There are plans to extend to the SGTE Unary 5 and also support custom reference states.

## mcmc¶

The options in mcmc control how Markov Chain Monte Carlo is performed using the emcee package.

In order to run an MCMC fitting, you need to specify one and only one source of parameters somewhere in the input file. The parameters can come from including a generate_parameters step, or by specifying the mcmc.input_db key with a file to load as pycalphad Database.

If you choose to use the parameters from a database, you can then further control settings based on whether it is the first MCMC run for a system (you are starting fresh) or whether you are continuing from a previous run (a ‘restart’).

### mcmc_steps¶

type: int required

Number of iterations to perform in emcee. Each iteration consists of accepting one step for each chain in the ensemble.

### mcmc_save_interval¶

type: int 20

Controls the interval for saving the MCMC chain and probability files.

### cores¶

type: int 1

How many cores from available cores to use during parallelization with dask or emcee. If the chosen number of cores is larger than available, then this value is ignored and espei defaults to using the number available.

Cores does not take affect for MPIPool scheduler option. MPIPool requires the number of processors be set directly with MPI.

### scheduler¶

type: string emcee dask | emcee | MPIPool

Which scheduler to use for parallelization. You can choose from either dask, emcee, or MPIPool.

Choosing dask or emcee allows for the choice of cores used through the cores key.

Choosing MPIPool will allow you to set the number of cores directly using MPI.

It is recommended to use MPIPool if you will be running jobs on supercomputing clusters.

### input_db¶

type: string null

A file path that can be read as a pycalphad Database. The parameters to fit will be taken from this database.

For a parameter to be fit, it must be a symbol where the name starts with VV, e.g. VV0001. For a TDB formatted database, this means that the free parameters must be functions of a single value that are used in your parameters. For example, the following is a valid symbol to fit:

FUNCTION VV0000  298.15  10000; 6000 N !


### restart_chain¶

type: string null

If you have run a previous MCMC calculation, then you will have a trace file that describes the position and history of all of the chains from the run. You can use these chains to start the emcee run and pick up from where you left off in the MCMC run by passing the trace file (e.g. chain.npy) to this key.

If you are restarting from a previous calculation, you must also specify the same database file (with input_db) as you used to run that calculation.

### chains_per_parameter¶

type: int 2

This controls the number of chains to run in the MCMC calculation as an integer multiple of the number of parameters.
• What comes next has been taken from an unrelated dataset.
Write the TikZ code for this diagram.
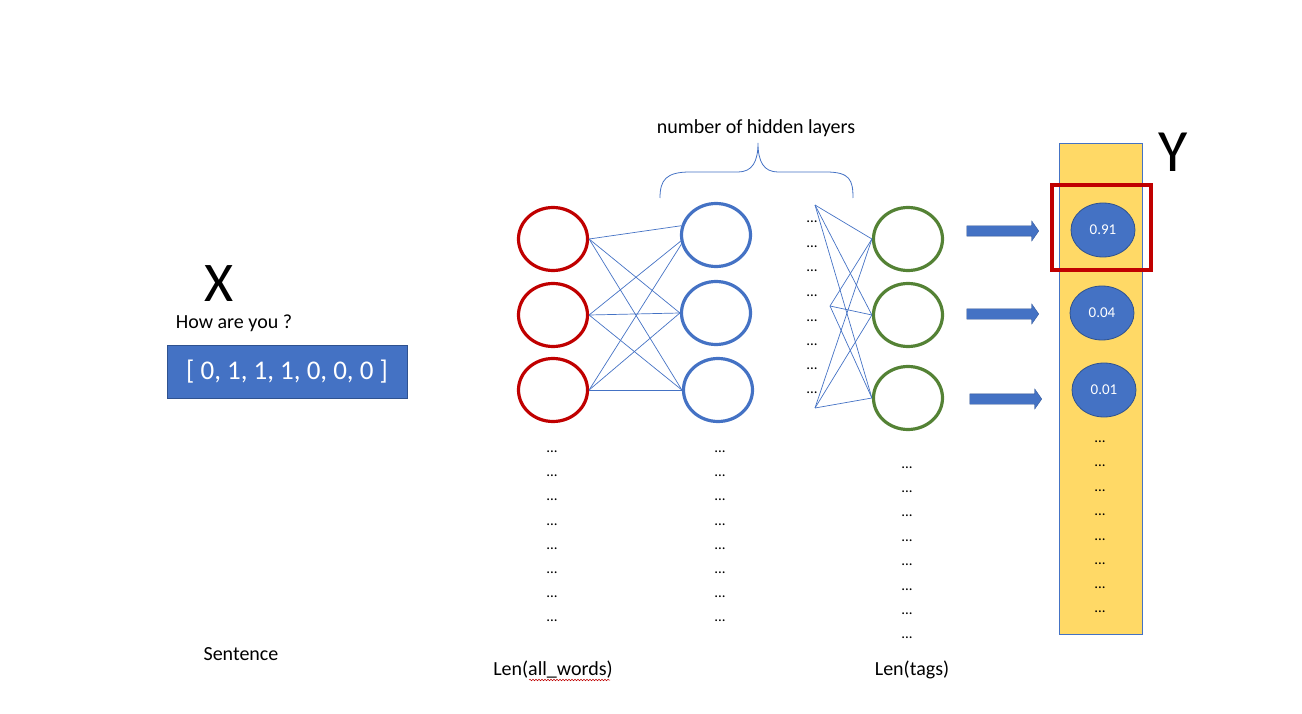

This parameter can only be used when initializing the first MCMC run. If you are restarting a calculation, the number of chains per parameter is fixed by the number you chose previously.

Ensemble samplers require at least 2*p chains for p fitting parameters to be able to make proposals. If chains_per_parameter = 2, then the number of chains if there are 10 parameters to fit is 20.

The value of chains_per_parameter must be an EVEN integer.

### chain_std_deviation¶

type: float 0.1

The standard deviation to use when initializing chains in a Gaussian distribution from a set of parameters as a fraction of the parameter.

A value of 0.1 means that for parameters with values (-1.5, 2000, 50000) the chains will be initialized using those values as the mean and (0.15, 200, 5000) as standard deviations for each parameter, respectively.

This parameter can only be used when initializing the first MCMC run. If you are restarting a calculation, the standard deviation for your chains are fixed by the value you chose previously.

You may technically set this to any positive value, you would like. Be warned that too small of a standard deviation may cause convergence to a local minimum in parameter space and slow convergence, while a standard deviation that is too large may cause convergence to meaningless thermodynamic descriptions.